Case Study Of the Week

This case study is based on actual trades using the strategies taught by the team at Options Money Maker.  Our focus is to teach traders a consistent and conservative approach to trading credit spreads, debit spreads and other combination spread strategies to earn higher than average returns.

We believe that there is no better manager of your money than you, armed with the education and experience to create great returns and do it with peace of mind.  We also believe that there is no better way to learn than to “mimic the masters” and then actually do it yourself!  These case studies are designed to be a supplement to your education and show you real examples of the trades we open, close and adjust while minimizing risk, eliminating fear and growing a big account.

Case Study

An Iron Condor consists of two credit spreads, one Put spread and one Call spread. The position is designed to have a “sweet spot” with the desire that both positions would remain out of the money. This allows the time decay to create a profit on both spreads. This strategy is deployed when there is uncertainty on market direction and allows for profit regardless of how the market moves.

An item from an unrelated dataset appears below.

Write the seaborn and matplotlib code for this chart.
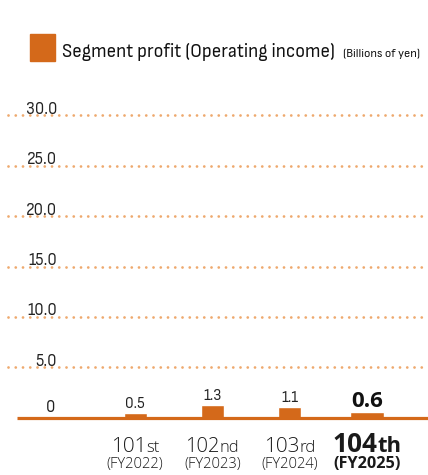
import matplotlib
matplotlib.use('Agg')
import matplotlib.pyplot as plt
import matplotlib.patches as mpatches
import matplotlib.transforms as mtrans
from matplotlib import font_manager
import seaborn as sns
import pandas as pd

# data
terms = ['101', '102', '103', '104']
suffixes = ['st', 'nd', 'rd', 'th']
fiscal_years = ['(FY2022)', '(FY2023)', '(FY2024)', '(FY2025)']
profit = [0.5, 1.3, 1.1, 0.6]
grid_values = [5.0, 10.0, 15.0, 20.0, 25.0, 30.0]

sns.set_theme(style='white')
installed = {f.name for f in font_manager.fontManager.ttflist}


def pick(*cands):
    return [c for c in cands if c in installed] + ['DejaVu Sans']


NARROW = pick('Sofia Sans Semi Condensed', 'Asap Condensed', 'Sofia Sans Condensed', 'Archivo Narrow')
WIDE = pick('Open Sans', 'Noto Sans')
plt.rcParams['font.family'] = NARROW

bar_color = '#D4691A'
grid_color = '#EEA96E'
txt = '#222222'

df = pd.DataFrame({'term': [t + s for t, s in zip(terms, suffixes)], 'profit': profit})

fig = plt.figure(figsize=(4.28, 4.75), dpi=100)
ax = fig.add_axes([0, 45 / 475, 1, 330 / 475])

sns.barplot(data=df, x='term', y='profit', color=bar_color, width=0.30, saturation=1, ax=ax)
# 이번 기 막대는 조금 넓게
last = ax.patches[3]
last.set_x(3 - 0.215)
last.set_width(0.43)

ax.set_xlim(-1.75, 3.79)
ax.set_ylim(-1.19, 31.49)
for s in ax.spines.values():
    s.set_visible(False)
ax.set_xticks([])
ax.set_yticks([])
ax.set_xlabel('')
ax.set_ylabel('')

fig.canvas.draw()
renderer = fig.canvas.get_renderer()


def fit(t, width_px):
    # 글자 폭을 원본에 맞춰 크기 조정
    w = t.get_window_extent(renderer).width
    t.set_fontsize(t.get_fontsize() * width_px / w)
    return t.get_fontsize()


# 점선 그리드 + y 라벨
probe = ax.text(0, 0, '30.0', fontsize=16)
ysize = fit(probe, 31)
probe.remove()
for g in grid_values:
    ax.plot([-1.65, 3.79], [g, g], color=grid_color, lw=2.0, ls=(0, (0.01, 2.6)),
            dash_capstyle='round', zorder=1)
    ax.text(-1.013, g + 0.15, f'{g:.1f}', ha='right', va='baseline', fontsize=ysize, color=txt)
ax.plot([-1.53, 3.79], [0, 0], color=bar_color, lw=2.3, zorder=3, solid_capstyle='butt')
ax.text(-1.04, 0.6, '0', ha='right', va='baseline', fontsize=ysize, color=txt)

# 값 라벨
probe = ax.text(0, 0, '0.5', fontsize=16)
vsize = fit(probe, 20)
probe.remove()
for i, v in enumerate(profit):
    if i == 3:
        t = ax.text(i, v + 0.5, f'{v:.1f}', ha='center', va='baseline', fontsize=20,
                    fontweight='bold', family=WIDE, color='#111111')
        fit(t, 32)
    else:
        ax.text(i, v + 0.5, f'{v:.1f}', ha='center', va='baseline', fontsize=vsize, color=txt)

# x 라벨 (숫자 + 작은 접미사)
blend = mtrans.blended_transform_factory(ax.transData, fig.transFigure)
label_w = [49, 54, 52, 69]
fy_w = [56, 56, 56, 67]
for i in range(4):
    bold = i == 3
    w = 'bold' if bold else 'light'
    t1 = ax.text(i, (475 - 452) / 475, terms[i], transform=blend, ha='left', va='baseline',
                 fontsize=16, fontweight=w, family=WIDE, color='#1a1a1a')
    t2 = ax.text(i, (475 - 452) / 475, suffixes[i], transform=blend, ha='left', va='baseline',
                 fontsize=13 if not bold else 13.5, fontweight=w, family=WIDE, color='#1a1a1a')
    w1 = t1.get_window_extent(renderer).width
    w2 = t2.get_window_extent(renderer).width
    k = label_w[i] / (w1 + w2)
    t1.set_fontsize(t1.get_fontsize() * k)
    t2.set_fontsize(t2.get_fontsize() * k)
    w1 = t1.get_window_extent(renderer).width
    w2 = t2.get_window_extent(renderer).width
    cx = ax.transData.transform((i, 0))[0]
    start = cx - (w1 + w2) / 2
    t1.set_x(ax.transData.inverted().transform((start, 0))[0])
    t2.set_x(ax.transData.inverted().transform((start + w1, 0))[0])
    t3 = ax.text(i, (475 - 468) / 475, fiscal_years[i], transform=blend, ha='center',
                 va='baseline', fontsize=11, fontweight=w, family=WIDE, color='#1a1a1a')
    fit(t3, fy_w[i])

# 제목
fig.patches.append(mpatches.Rectangle((30 / 428, (475 - 61) / 475), 25 / 428, 27 / 475,
                                      transform=fig.transFigure, color=bar_color))
t = fig.text(62 / 428, (475 - 57) / 475, 'Segment profit (Operating income)', fontsize=21,
             color='#111111', ha='left', va='baseline')
fit(t, 273)
t = fig.text(343 / 428, (475 - 57) / 475, '(Billions of yen)', fontsize=9.5,
             color='#111111', ha='left', va='baseline')
fit(t, 77)

fig.savefig('out.png', dpi=100)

This case describes an Iron Condor on SPX with the index trading at 2106.  The Call strikes were 2135/2140 ( downward bias position) with a credit of $1.75 and the Put strikes were 2075/2080 (Upward bias position) with a credit of $1.20.  Total credit was $2.95 with 4 weeks to expiration.  There was time built into the position as well to provide buffer for market movement either direction through the selection of the strike prices.

What Happened…

The next day the SPX decreased by 25 points which lowered the credit on the Call spread to $.85.  Many investors chose to close the Call spread for a profit of $.90 which represented a 44% profit on cash at risk. This left those investors with a Put spread with 4 weeks to expiration. Closing the Call spread was performed with confidence because no matter what happened there were good options. If the market increased, the Put spread could be closed for a profit and the investors make a profit on both spreads. If the market decreases or remains flat, investors could choose to add a Call spread back with lower strike prices to complete the Iron Condor once again.  All of these options are made available because of the time built into the positions.

Then What Happened…

In this case there was a market retracement upward 2 days later that allowed the Put spread to be closed for a $.30 profit.  Total profit in this case was $1.20 in 2.5 trading days which represented a 59% profit on cash at risk.


It is Great to Have Choices…

It is interesting to note that some investors chose to simply hold the Iron Condor as originally constructed.  Five days later they were able to close the entire position for a profit of $.80.  This only resulted in a profit of 39% on cash at risk.  Although this was a lower profit than described above, it only required a little patience combined with one order to close the position to create a profit that anyone would be happy with.

There was no one right answer in this case.  The decision each trader makes is based on their personal views and attitude towards risk.  This case study points out the need to learn how to think like a trader versus just following a set of rules.